Step up efforts to address homeless issues.
Widen Main Street between Yosemite Avenue and Alameda Street to four lanes post haste.
Identify new revenue to allow the city to deliver more robust services.
Those are the top three priorities the Manteca City Council expects to be addressed by municipal staff.
They were identified Wednesday during a goal setting workshop the council conducted at the Manteca Transit Center. The official wording of the goals along with at least the framework of an identified path on how to pursue and accomplish them will be presented to the City Council in April for more of an official adoption.
But unlike previous goal setting efforts, the current council — and senior city staff — vows it will be different.
That’s because the council has agreed that they will focus efforts on accomplishing the top goals instead of trying to move a multitude of projects forward at the same time while earmarking slices of available money toward them that’s enough to start endeavors but not enough to complete them.
The widening of Main Street is the best illustration of how the council is banking that their direction that Mayor Ben Cantu has pointed out is different than those of previous councils is expected to work.
Back in 2016 when the staff was directed to come up with a plan to remove the bulbs in the 100 block of North Main, the public works department came up with a plan that would place two lanes heading south and one lane north at a cost of $1 million.
Councilman Gary Singh led the charge to stop the project as staff designed pointing out it would be a costly stop gap measure at best. Singh wanted the ultimate street configuration that would be needed to maximize traffic flow and volume. Staff at the time countered such improvements wouldn’t be needed for 10 years or more.
Singh pressed the issue with his council colleagues arguing not only was the project as recommended by staff not going to solve the real problem in the long run but he didn’t want to create a situation where the city would spent $1 million in 2016 and then come back 10 or so years and spend even more money to modify the block in question. Singh successfully argued that the tourniquet on the city’s main north-south commercial corridor — the two lanes that pass through downtown and open up back to four lanes once they clear the central district — had to be replaced and it made more sense to do it now and not spend money for an interim stop gap measure and then spend even more money again tearing out the new improvements. The 100 block of North Main Street has been reconfigured three times since the early 1990s.
In 2017, the council voted unanimously to proceed with making Main Street four lanes through downtown. They made it clear that based on the significant grumbling in the community about the traffic tourniquet that they wanted it to be a priority.
Although primary designs have been done, the project has not gone forward. That’s because other projects came up the council said was a priority and the fact there wasn’t enough money identified to complete the work.
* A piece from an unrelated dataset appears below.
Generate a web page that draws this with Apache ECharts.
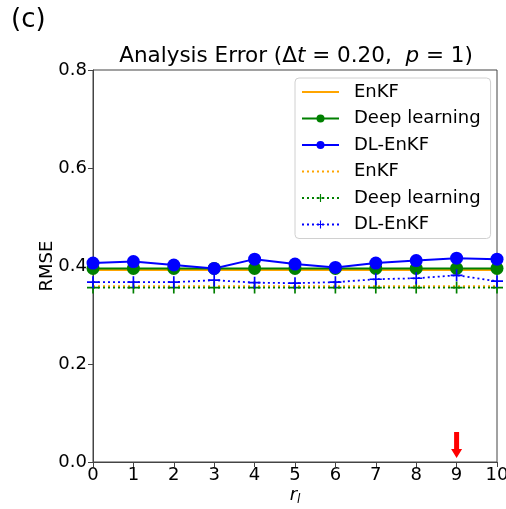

The city earmarked $1.3 million for the project and has spent $108,000 so far. The remaining $1.2 million is not enough to complete 100 percent of the budget.
Acting City Manager Miranda Lutzow on Thursday noted Acting Public Works Director Koosun Kim has made the preliminary determination that the construction design work could be done in house to reduce the overall costs and reduce the length of time for the project to physically break ground.
Lutzow also said city staff will look at money allocated within the budget. It could mean other projects that have money set aside but aren’t as high of a priority could see funds shifted to the Main Street effort so it can be done in a timely manner.
It is the same approach the staff used last month to follow through on a directive from the council to reconstruct the worst segment of pavement in Manteca — Lathrop Road between Airport Way and a point 200 feet of London Avenue. The 2,500-foot long pavement has already gone to bid with the plan to do the work this summer. The bulk of the $1.4 million to pay for it was shifted from lower priority projects.
The frustration that previous councils had with staff not being able to move projects forward in what various elected leaders viewed as a timely manner was best illustrated by the “missing link” of Atherton Drive that was completed last year between Union Road and Airport Way.
It had been identified as a priority project a decade ago. At one point it had full funding and was ready to go but the money was shifted to Austin Road for a project that ended up not materializing. The money was re-allocated to Atherton Drive four years ago but nothing was done
Councilwoman Debby Moorhead over the years had repeatedly been pushing hard for the road project to ease traffic issues in residential neighborhoods along Woodward Avenue by people trying to avoid driving than 120 Bypass during the afternoon commute as well as open the area for commercial development.
After years of pushing she was finally able to convince the rest of the council at the time that Atherton Drive was indeed the top priority as well as making sure staff understood that to be the case.